Decision Costs vs. Resource Costs

In my earlier analysis, I argued that “opportunity costs” should not be confused with “costs of an opportunity”. You buy a movie ticket for \$10. It cost you \$10 to get the opportunity to see that movie. Hence, that was the cost of that opportunity. But, suppose you could have gone to a \$25 New Year’s Eve dinner at your favorite restaurant for free instead. That dinner was the opportunity cost and was worth \$25, representing a net  opportunity cost of \$15 [\$25 minus the \$10 that would be spent either way].

I also argued that the “opportunity cost of a decision” must be distinguished from “the opportunity cost of a resource”. For example, the decision to call and propose marriage to Jacqueline in France instead of Jill next door makes the foregone marriage with Jill a non-dollar-denominated opportunity cost that may be huge in terms of foregone value and benefits, compared with marrying Jacqueline.

But the opportunity cost of the \$5, as a resource spent on the international call placed to Ariel, is unlikely in the extreme to be comparably huge in dollar-denominated terms, unless it were spent on what turned out to be the mega-jackpot winning lottery ticket that would have been bought instead. More likely, the largest opportunity cost will be a \$5 burger-combo somewhere.

Is There an Opportunity Cost-Calculator Formula?

Now, whether or not there is an objectively confirmable formula for determining meta-costs, we all seem to behave as though such a formula exists, every time we make a decision to

• Calculate our opportunity costs, or not to do so [e.g., when postponing a hire in order to assess the opportunity costs of that prospective hire vs. making an immediate hire]
• Incur costs created by incurring other costs [for example, as in the case of the truant employee, if the cost of his ski-lift ticket also costs him his job].

It’s as though we instantly and unconsciously solve linear programming problems to find an optimal choice, much as we do when choosing the best path down an icy hill.

True, this decision process about how to best allocate our time, energy, etc., seems instinctive or intuitive. But if you reflect on paths you’ve taken—on icy hills or otherwise, you’ll quickly see that there probably was an underlying rationality and rationale, not unlike that motivating the snap decision to take the elevator instead of the stairs to the 35th floor. Underlying that decision is a rational rule: “Unless you want exercise or the elevator seems unsafe or otherwise repellent, save time and energy.”

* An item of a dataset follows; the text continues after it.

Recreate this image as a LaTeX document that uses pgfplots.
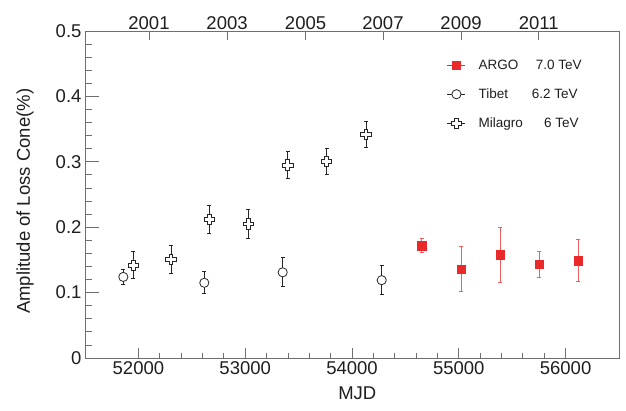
\documentclass[border=0pt]{standalone}
\usepackage{pgfplots}
\usepackage{pgfplotstable}
\pgfplotsset{compat=1.18}
\usepackage{fontspec}
\setmainfont{Liberation Sans}

\definecolor{argored}{RGB}{234,42,42}
\definecolor{framegray}{RGB}{110,110,110}
\definecolor{textgray}{RGB}{30,30,30}

% open cross (outlined plus sign), filled white
\pgfdeclareplotmark{opencross}{%
  \pgfmathsetlengthmacro\crossA{\pgfplotmarksize}%
  \pgfmathsetlengthmacro\crossB{0.36*\pgfplotmarksize}%
  \pgfpathmoveto{\pgfqpoint{-\crossB}{\crossA}}%
  \pgfpathlineto{\pgfqpoint{\crossB}{\crossA}}%
  \pgfpathlineto{\pgfqpoint{\crossB}{\crossB}}%
  \pgfpathlineto{\pgfqpoint{\crossA}{\crossB}}%
  \pgfpathlineto{\pgfqpoint{\crossA}{-\crossB}}%
  \pgfpathlineto{\pgfqpoint{\crossB}{-\crossB}}%
  \pgfpathlineto{\pgfqpoint{\crossB}{-\crossA}}%
  \pgfpathlineto{\pgfqpoint{-\crossB}{-\crossA}}%
  \pgfpathlineto{\pgfqpoint{-\crossB}{-\crossB}}%
  \pgfpathlineto{\pgfqpoint{-\crossA}{-\crossB}}%
  \pgfpathlineto{\pgfqpoint{-\crossA}{\crossB}}%
  \pgfpathlineto{\pgfqpoint{-\crossB}{\crossB}}%
  \pgfpathclose
  \pgfusepathqfillstroke
}

% MJD, amplitude (%), error
\pgfplotstableread{
x      y      e
54653  0.172  0.011
55021  0.136  0.034
55386  0.158  0.042
55751  0.143  0.020
56116  0.149  0.032
}\argo
\pgfplotstableread{
x      y      e
51859  0.124  0.012
52617  0.115  0.017
53351  0.131  0.022
54278  0.119  0.022
}\tibet
\pgfplotstableread{
x      y      e
51952  0.142  0.021
52305  0.151  0.021
52664  0.212  0.021
53029  0.205  0.022
53398  0.295  0.021
53763  0.301  0.020
54131  0.342  0.020
}\milagro

\newcommand{\ticksize}{\fontsize{18.5}{22}\selectfont}
\newcommand{\legsize}{\fontsize{13.5}{16}\selectfont}

\pgfplotsset{
  base/.style={
    scale only axis, width=534pt, height=327pt,
    xmin=51500, xmax=56500, ymin=0, ymax=0.5,
    scaled x ticks=false, scaled y ticks=false,
    axis line style={framegray, line width=0.9pt},
    tick style={framegray, line width=0.8pt},
    tick align=inside,
    ticklabel style={font=\ticksize, text=textgray},
    /pgf/number format/assume math mode=true,
  },
  legline/.style={
    legend image code/.code={
      \draw[##1, sharp plot, solid] (0pt,0pt) -- (18pt,0pt);
      \draw[##1, only marks] plot coordinates {(9pt,0pt)};
    }
  },
}

\begin{document}
\begin{tikzpicture}
% main axis: data, MJD ticks, frame
\begin{axis}[
  base, name=main,
  xtick={52000,53000,54000,55000,56000},
  minor x tick num=4,
  xtick pos=bottom,
  major tick length=10pt, minor tick length=5pt,
  xticklabel style={/pgf/number format/set thousands separator={}},
  ytick=\empty,
  xlabel={MJD},
  xlabel style={font=\ticksize, text=textgray, at={(axis description cs:0.51,-0.107)}, anchor=center},
  ylabel={Amplitude of Loss Cone(\%)},
  ylabel style={font=\ticksize, text=textgray, at={(axis description cs:-0.112,0.479)}, anchor=center, rotate=0},
  legend style={at={(axis description cs:0.678,0.916)}, anchor=north west,
    draw=none, fill=none, font=\legsize, text=textgray, row sep=16pt, inner sep=0pt,
    nodes={inner sep=1pt}},
  legend cell align=left,
  clip=false,
]
\addplot[only marks, argored, mark=square*, mark size=4.2pt, legline,
  error bars/.cd, y dir=both, y explicit,
  error bar style={argored!75, line width=0.9pt},
  error mark options={rotate=90, mark size=2pt, argored!75, line width=0.9pt}]
  table[x=x, y=y, y error=e] {\argo};
\addlegendentry{\hspace*{12pt}\makebox[54pt][l]{ARGO}\makebox[49pt][r]{7.0 TeV}}

\addplot[only marks, black!85, mark=*, mark size=4.6pt, mark options={fill=white, line width=0.8pt}, legline,
  error bars/.cd, y dir=both, y explicit,
  error bar style={black!85, line width=0.9pt},
  error mark options={rotate=90, mark size=2pt, black!85, line width=0.9pt}]
  table[x=x, y=y, y error=e] {\tibet};
\addlegendentry{\hspace*{12pt}\makebox[54pt][l]{Tibet}\makebox[45pt][r]{6.2 TeV}}

\addplot[only marks, black!85, mark=opencross, mark size=5.2pt, mark options={fill=white, line width=0.8pt}, legline,
  error bars/.cd, y dir=both, y explicit,
  error bar style={black!85, line width=0.9pt},
  error mark options={rotate=90, mark size=2pt, black!85, line width=0.9pt}]
  table[x=x, y=y, y error=e] {\milagro};
\addlegendentry{\hspace*{12pt}\makebox[54pt][l]{Milagro}\makebox[46pt][r]{6 TeV}}
\end{axis}

% amplitude ticks on the left
\begin{axis}[
  base,
  axis y line*=left, hide x axis,
  ytick={0,0.1,0.2,0.3,0.4,0.5},
  minor y tick num=4,
  major tick length=14pt, minor tick length=7pt,
  yticklabel style={/pgf/number format/fixed, /pgf/number format/precision=1},
]
\end{axis}

% calendar years along the top
\begin{axis}[
  base,
  axis x line*=top, axis y line=none,
  xtick={52099,52830,53565,54290,55021,55748},
  xticklabels={2001,2003,2005,2007,2009,2011},
  major tick length=9pt,
  xticklabel style={yshift=-2pt},
]
\end{axis}

\pgfresetboundingbox
\path[use as bounding box] ([shift={(-85pt,-52pt)}]main.south west) rectangle ([shift={(541pt,358pt)}]main.south west);
\end{tikzpicture}
\end{document}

So, what about rational rules governing acceptable meta-costs? I’d like to propose several, all in connection with opportunity meta-costs:

1.    “If calculating opportunity costs does not diminish or otherwise cost you any of the most important opportunities being reviewed, do the calculations.” In more abstract, yet colorful terms, “If you can inspect your cake and eat it too, go for it!”

2.    “Do not forgo opportunity cost calculations, if that will jeopardize your general ability to make such calculations.” This is analogous to the broad behavioral rule “Do not choose to do anything that will impair your ability to choose subsequently”—a mother’s advice to a daughter heading out to a booze-splattered fraternity party.

3.    “If calculating opportunity costs jeopardizes any specific opportunity with very high benefits, do not continue with the calculations beyond vetting the opportunity costs of a small selection choices with presumed comparable value.” Translation into simp-speak: “A good bird in the hand is worth more than too many calculations about others in the bush.”

4.    “If there is some expectation that the opportunity costs associated with a decision or a resource allocation are too great, do the opportunity-cost meta-calculations, unless the opportunity and other costs of doing that are even greater.” Example: “If you’ve got wedding-day jitters, postpone it, unless your fiancée will kill you if you do.”

5.    “If there is some expectation that the opportunity costs associated with a snap decision or resource allocation will be negligible, skip the calculations, unless other costs of doing that are even greater.”

This is equivalent to “The early bird catches the worm…

… unless there’s an equally early cat.”